For quite some time Mike Tyson has been declaring his ambition to return to at least some of the roots of his success as the most dynamically disturbing young heavyweight in the history of boxing.
However, at Washington's MCI Centre today, it seems he will reach back even further than that.
His plan is to perform a mugging and, if it is as successful as it has been so coldly calculated, all he will lack from his street days when he goes into the ring with Irishman Kevin McBride - at 6ft 6in a towering, affable monument to pugilistic futility - is the old ski mask.
However, if that sounds like a sneer, the joke is certainly not on Iron Mike.
Tyson-McBride is not a fight but ceremonial exploitation. It will end quickly and harshly and few will doubt that it has served one of the oldest purposes of professional boxing - to help retain interest in the man who performs the ritual of a one-sided victory.
Tyson picks up US$2m ($2.8m) of "walking around money" - plus a guaranteed minimum $3m ($4.2m) to set against his debts - for work that needs to last not much longer than three minutes.
McBride has already been categorised as a "tomato can" by Tyson, which means he has to be crushed not as any spectacular achievement but merely as some token justification for the aura of extreme violence which continues to make the former undisputed world champion the most compelling figure in boxing.
The reality of this match was never in question. Its basic, brutal imperative was for Tyson to emerge from the disaster of his defeat by Britain's Danny Williams last summer, when he claims he was ambushed by injury, with some remnant of his ferocious reputation.
However, Hasim Rahman, whose finest moment came in the Johannesburg dawn when he threw a disabling punch at the chin of Lennox Lewis, is saying Tyson's most valuable asset died in the Louisville ring 11 months ago. "Tyson can't frighten anyone any more - he can't just intimidate them with his presence."

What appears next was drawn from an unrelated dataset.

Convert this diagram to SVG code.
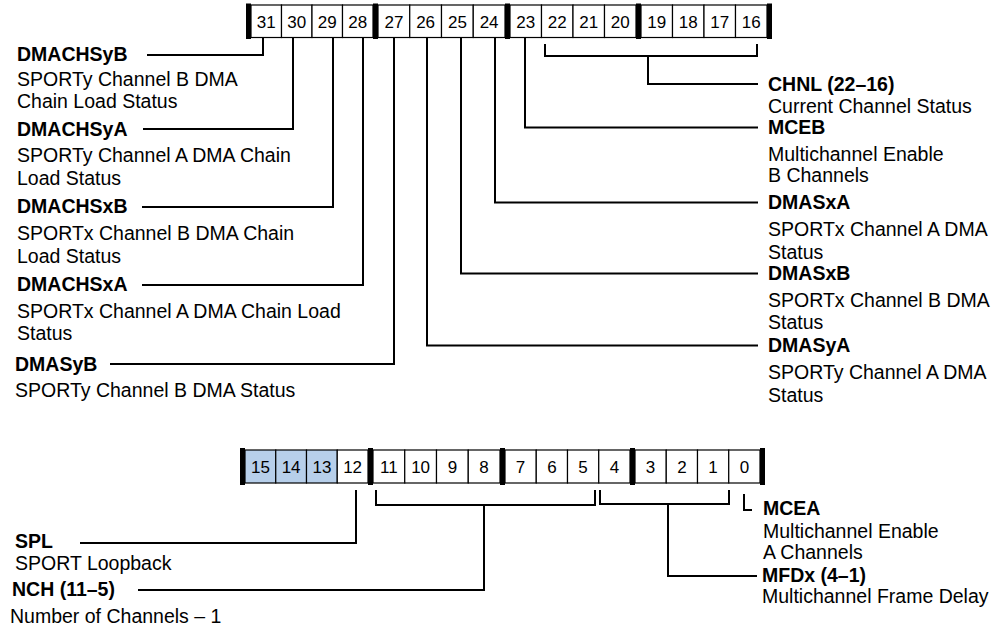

Tyson rails at such talk and this week angrily rebutted the suggestion that his fight with McBride is a "fiasco and a circus".
"I'm not interested in whether I intimidate guys before they get in the ring... I can't control my aura, it is what it is.
"But, you know, I've always felt the best way to intimidate someone is to hit him very hard in the face."
The promoters say that it will be a near sell-out and Showtime, the cable TV company which has clung to Tyson through so many storms and ambivalent public reaction to the worst of his atrocities, believes pay-per-view sales will produce a healthy profit.
But when you consider the kind of fight it will be you cannot help but see it as something from the old Colosseum.
Tyson's declaration that he will gut McBride as though he is a fish was a terrible, if appropriate, image.
Then if it should just prove a grotesque fallacy, if McBride so improbably lands a big, decisive punch, there will be just one certainty.
It will be that there will be no more use for the ski mask.